Altyapıyı çiftçiler yapıyor
Çiftçiler suya erişmek için yeraltına sondaj vurdurarak enerji ile elde ettikleri suyu kullanmaya mahkumlar. İktidar 44.5 milyar lira yatırım dessteği verdiği DEDAŞ çiftçiye elektrik ulaştırmıyor. Sondaj kuyularından su çekmek için DEDAŞ’tan elektrik talebinde bulunan çiftçiye elektrik vermiyor. DEDAŞ, elektrik talep eden çiftçiye elektriği kendisinin inşa edeceği direkleri temin edip dikmesi gerektiğini ve kendi trafo tesisi ile enerji nakil hattını kendisinin inşa etmesini istiyor. DEDAŞ bu şekilde enerjiyi kilometrelerce uzaktan getirmeleri halinde çiftçilere elektrik abonesi yapmayı taahhüt ediyor. Çok büyük masraflara katlanarak enerjiye ve suya ulaşan çiftçiler ise hükümetin tarım politikalarına takılarak ürettikleri ürünlerden kâr etmek bir yana büyük zararlarla yüz yüze kalıyor ve normalin 2-3 katı olan elektrik birim fiyatlarıyla DEDAŞ’ın pusulalara yazdığı (fatura değil) tutarları ödeyemediği için çiftçinin trafo, nakil hattı ve direklerine DEDAŞ tarafından el konuluyor.

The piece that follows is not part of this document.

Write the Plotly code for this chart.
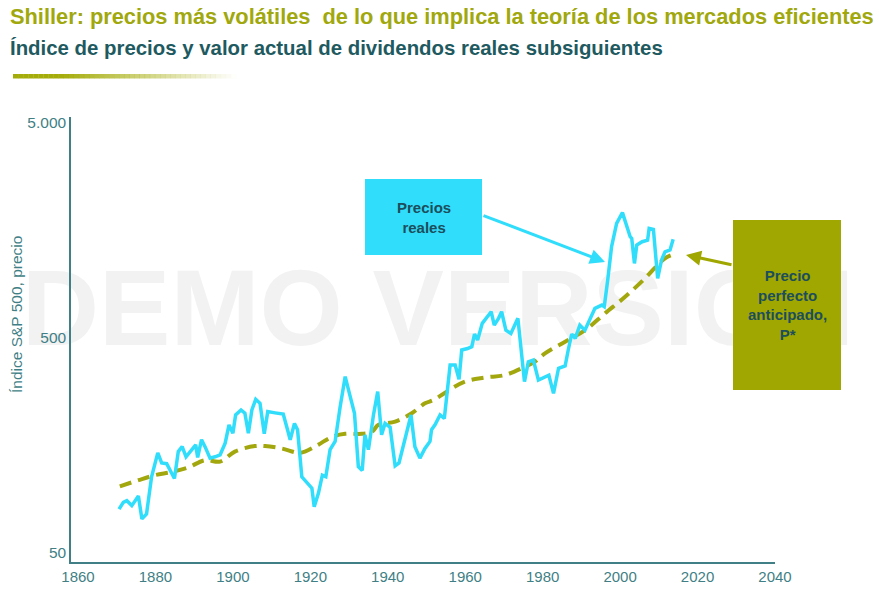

DEDAŞ çiftçinin parasını hesabına aktardı
DEDAŞ bölge kentlerinde tarımın önündeki en büyük engel olarak öne çıkarken, çiftçi desteklerine el koyuyor. Diyarbakır Yenişehir Ziraat Odası Başkanı Süleyman İskenderoğlu, Tarım ve Orman Bakanlığı’nın çiftçi ve üreticilere mazot-gübre desteği olarak vermiş olduğu paraların, Dicle Elektrik A.Ş tarafından kendi hesaplarına aktardıklarını açıkladı. DEDAŞ’a borcu olduğu iddia edilen birçok çiftçinin desteğine şirket tarafından el konulduğunu ifade eden İskenderoğlu, “DEDAŞ’a borcu olan çiftçilerimizin parasına el konuldu. Buna tepkiliyiz, bunu kabul etmemiz söz konusu değil. Dicle Elektrik acilen kendine gelmeli, bu depremden ve olağan üstü halden dolayı acilen çiftçilerimizin parası hesaplarına yatırılmalı” dedi.
DEDAŞ kamulaştırılmalı
İktidara ve iktidar organlarına seslenen İskenderroğlu, “Afet bölgesine gönderilen paralara DEDAŞ el koydu. Birçok çiftçimiz depremden etkilendi, yapılır mı bu? Siyasetçiler nerede? Bu çiftçinin hakkını kim koruyacak? DEDAŞ’a kayyum atanmalı, DEDAŞ kamulaştırılmalı. Yurttaşların bu şirketten kurtulması lazım. Her kesimi perişan etti bu şirket. İlgili siyasilere, yetkililere sesleniyorum, DEDAŞ bir an önce kamulaştırılmalı” diye belirtti.